In Oregon, anti-government militants would take over a wildlife refuge, sparking a standoff that ended with one of the militants being shot and killed by authorities.
And in Orlando, Florida, a gunman would slaughter 49 people at a gay nightclub, one of the worst mass shootings in U.S. history.
The roll call of communities devastated by extremist violence in the year since the Charleston massacre is evidence that national and local leaders have not addressed the root causes of this violence, such as online radicalization and the mainstreaming of radical right ideas by politicians and other public figures. The country’s changing demographics as well as changes in the cultural and legal landscape – such as the acceptance of same-sex marriage – have attracted some segments of the population to these ideas.

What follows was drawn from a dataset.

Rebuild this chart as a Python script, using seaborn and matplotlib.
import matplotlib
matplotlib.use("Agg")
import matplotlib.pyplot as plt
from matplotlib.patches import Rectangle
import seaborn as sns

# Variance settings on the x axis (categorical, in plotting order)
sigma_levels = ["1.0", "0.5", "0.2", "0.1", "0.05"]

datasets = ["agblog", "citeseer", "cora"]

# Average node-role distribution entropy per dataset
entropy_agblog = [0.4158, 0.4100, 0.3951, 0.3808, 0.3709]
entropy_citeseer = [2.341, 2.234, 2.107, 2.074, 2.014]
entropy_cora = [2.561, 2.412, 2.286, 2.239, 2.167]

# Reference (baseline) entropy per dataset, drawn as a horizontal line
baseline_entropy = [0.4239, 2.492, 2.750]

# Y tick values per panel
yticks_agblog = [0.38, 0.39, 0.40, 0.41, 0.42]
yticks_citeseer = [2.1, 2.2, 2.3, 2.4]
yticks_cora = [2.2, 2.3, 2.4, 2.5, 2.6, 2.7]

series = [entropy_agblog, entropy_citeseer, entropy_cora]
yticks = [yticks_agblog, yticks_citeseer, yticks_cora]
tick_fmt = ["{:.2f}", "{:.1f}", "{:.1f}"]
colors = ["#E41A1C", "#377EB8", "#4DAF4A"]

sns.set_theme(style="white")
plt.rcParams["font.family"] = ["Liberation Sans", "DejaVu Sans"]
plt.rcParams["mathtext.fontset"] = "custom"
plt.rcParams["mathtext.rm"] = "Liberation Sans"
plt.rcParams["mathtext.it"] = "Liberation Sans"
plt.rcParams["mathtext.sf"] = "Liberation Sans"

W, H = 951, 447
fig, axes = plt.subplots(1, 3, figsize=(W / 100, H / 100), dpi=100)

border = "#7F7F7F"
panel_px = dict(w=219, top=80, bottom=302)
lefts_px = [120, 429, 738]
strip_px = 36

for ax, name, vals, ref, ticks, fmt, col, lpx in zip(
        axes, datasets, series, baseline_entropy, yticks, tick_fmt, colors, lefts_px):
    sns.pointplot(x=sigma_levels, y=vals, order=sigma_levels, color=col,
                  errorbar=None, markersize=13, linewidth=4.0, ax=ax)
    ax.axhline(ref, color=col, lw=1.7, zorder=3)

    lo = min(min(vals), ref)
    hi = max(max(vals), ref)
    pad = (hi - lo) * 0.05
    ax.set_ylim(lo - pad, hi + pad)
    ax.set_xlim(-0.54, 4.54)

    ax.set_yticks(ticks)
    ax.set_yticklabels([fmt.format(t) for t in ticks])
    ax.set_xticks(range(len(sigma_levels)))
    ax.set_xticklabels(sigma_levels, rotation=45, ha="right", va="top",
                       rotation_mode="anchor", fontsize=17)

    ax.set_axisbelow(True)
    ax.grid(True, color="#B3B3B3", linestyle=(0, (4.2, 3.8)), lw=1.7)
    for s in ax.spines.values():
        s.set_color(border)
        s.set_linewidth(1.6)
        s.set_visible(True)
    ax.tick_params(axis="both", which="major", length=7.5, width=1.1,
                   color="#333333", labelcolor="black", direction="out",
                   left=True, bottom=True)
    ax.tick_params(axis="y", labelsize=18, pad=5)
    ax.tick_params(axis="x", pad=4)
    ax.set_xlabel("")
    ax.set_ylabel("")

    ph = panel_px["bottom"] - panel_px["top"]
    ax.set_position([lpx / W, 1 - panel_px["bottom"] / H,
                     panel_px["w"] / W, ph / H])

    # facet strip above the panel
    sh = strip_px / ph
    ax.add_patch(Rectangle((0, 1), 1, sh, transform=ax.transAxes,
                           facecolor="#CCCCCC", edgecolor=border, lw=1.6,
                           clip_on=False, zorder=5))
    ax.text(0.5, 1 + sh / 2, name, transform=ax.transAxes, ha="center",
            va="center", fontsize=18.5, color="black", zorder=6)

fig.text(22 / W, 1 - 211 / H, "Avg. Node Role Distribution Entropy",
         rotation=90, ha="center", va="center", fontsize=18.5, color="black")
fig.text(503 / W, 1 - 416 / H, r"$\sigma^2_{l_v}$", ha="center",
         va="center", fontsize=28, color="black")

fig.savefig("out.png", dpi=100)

“There was some progress in addressing symbols of hate after the Charleston shooting,” said Richard Cohen, president of the Southern Poverty Law Center. “It was encouraging to see the Confederate battle flag removed from the Capitol grounds in both South Carolina and Alabama. We have, however, failed as a nation to recognize and address the underlying causes of extremist violence. And we won’t truly learn the lessons of Charleston until we address these causes.”
The suspected gunman, Dylann Roof, was indoctrinated into the world of White nationalism online before the shooting at Emanuel AME Church, although he apparently had no personal contact with hate groups or activists. During the attack, he told his victims that African-Americans “are raping our women and taking over the country.” Similarly, the murderer in Orlando may have been radicalized online, according to federal authorities.

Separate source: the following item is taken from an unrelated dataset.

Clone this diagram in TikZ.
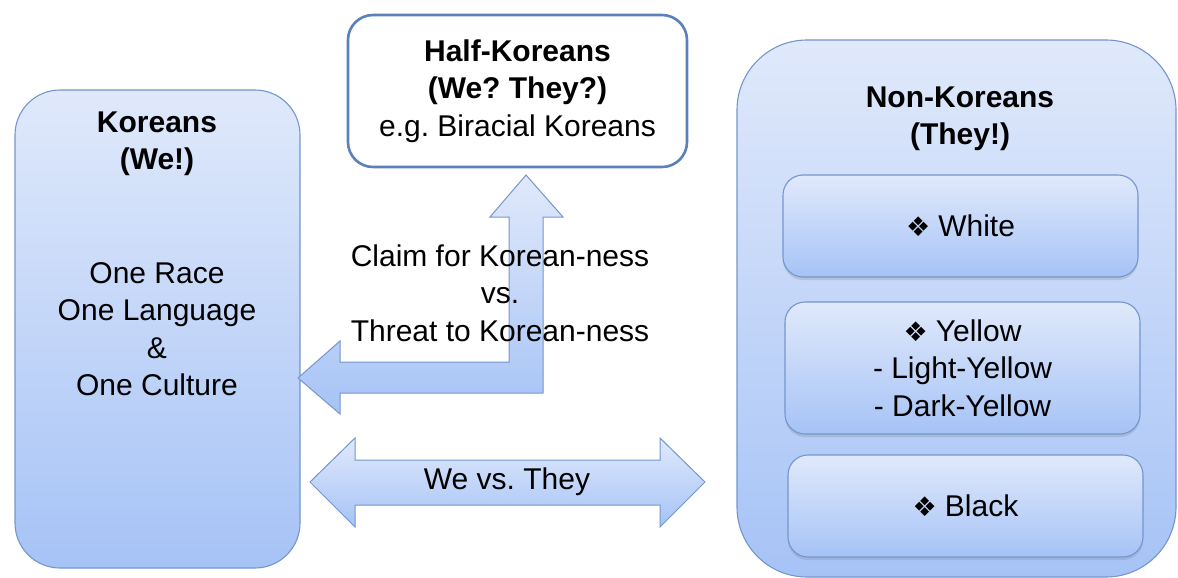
\documentclass[tikz,border=0pt]{standalone}
\usepackage{fontspec}
\setmainfont{Liberation Sans}
\newfontfamily\symfont{DejaVu Sans}
\usetikzlibrary{shadows}
\definecolor{boxtop}{HTML}{E0E9FB}
\definecolor{boxbot}{HTML}{A6C3F6}
\definecolor{edge}{HTML}{7496CC}
\definecolor{halfedge}{HTML}{5B80BA}
% four-diamond bullet
\newcommand{\dbul}{{\symfont\fontsize{27}{27}\selectfont ❖}\hspace{8pt}}
\frenchspacing

\begin{document}
\begin{tikzpicture}[x=1pt,y=-1pt,
  every node/.style={font=\fontsize{30}{37.5}\selectfont, align=center, inner sep=0pt, text=black},
  panel/.style={draw=edge, line width=1.1pt, top color=boxtop, bottom color=boxbot,
                rounded corners=#1},
  subbox/.style={panel=20pt, minimum width=355pt,
                 drop shadow={shadow xshift=0pt, shadow yshift=-3pt, opacity=0.25}},
  blockarrow/.style={draw=edge, line width=1pt, top color=boxtop, bottom color=boxbot,
                     line join=miter}]
\useasboundingbox (0,0) rectangle (1178,578);

% Koreans panel
\node[panel=45pt, minimum width=285pt, minimum height=478pt] (koreans) at (157.5,329) {};
\node (ktitle) at (157,144) {\textbf{Koreans}\\\textbf{(We!)}};
\node (kbody) at (157,329) {One Race\\One Language\\\&\\One Culture};

% Half-Koreans box
\node[draw=halfedge, line width=2.6pt, fill=white, rounded corners=25pt,
      minimum width=339pt, minimum height=152pt] (half) at (517.5,91)
      {\textbf{Half-Koreans}\\\textbf{(We? They?)}\\e.g. Biracial Koreans};

% Non-Koreans panel with its three groups
\node[panel=70pt, minimum width=439pt, minimum height=537pt] (nonk) at (956.5,308.5) {};
\node (ntitle) at (960,119) {\textbf{Non-Koreans}\\\textbf{(They!)}};
\node[subbox, minimum height=102pt] (white) at (960.5,226) {\dbul White};
\node[subbox, minimum height=132pt] (yellow) at (962.5,368)
      {\dbul Yellow\\- Light-Yellow\\- Dark-Yellow};
\node[subbox, minimum height=102pt] (black) at (965.5,506) {\dbul Black};

% Bent arrow between the Half-Koreans and the Koreans
\path[blockarrow] (526,175) -- (563,217) -- (543,217) -- (543,393) -- (340,393)
  -- (340,414) -- (298,378) -- (340,341) -- (340,362) -- (509,362) -- (509,217)
  -- (490,217) -- cycle;
\node (claim) at (500,293) {Claim for Korean-ness\\vs.\\Threat to Korean-ness};

% Double arrow between Koreans and Non-Koreans
\path[blockarrow] (310,482) -- (355,438) -- (355,460) -- (660,460) -- (660,438)
  -- (705,482) -- (660,527) -- (660,505) -- (355,505) -- (355,527) -- cycle;
\node (wethey) at (507,482) {We vs. They};
\end{tikzpicture}
\end{document}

The SPLC has documented how the internet has been effective in radicalizing so-called “lone wolves” like Roof and, apparently, Orlando killer Omar Mateen. It has also found that rhetoric once confined to the radical right is now being parroted by many mainstream politicians and other public figures. Most recently, Donald Trump has called for a ban on Middle Eastern immigrants, suggested that a judge was unable to impartially preside over a case because of his Mexican ancestry, and hinted that President Obama is actually on the side of Islamist terrorists like Mateen.
This environment has allowed extremism to flourish. The SPLC has documented a 14 percent rise in the number of hate groups in 2015, from 784 groups in 2014 to 892. Antigovernment “Patriot” groups – armed militias and others animated by conspiracy theories – also grew 14 percent during the same period, expanding from 874 groups to 998. That compares to a mere 149 such groups in 2008, before Obama was elected.
“When you look at the carnage in the year since Charleston – as well as the growth of extremist groups – it’s clear that there’s a combustible atmosphere in our country right now,” said SPLC Senior Fellow Mark Potok. “It is beyond reckless to exploit the anger and polarization that’s out there. Unfortunately, that’s not stopping some people. The attack in Charleston should have been a wake-up call. We’ve paid the price as a nation for ignoring it.”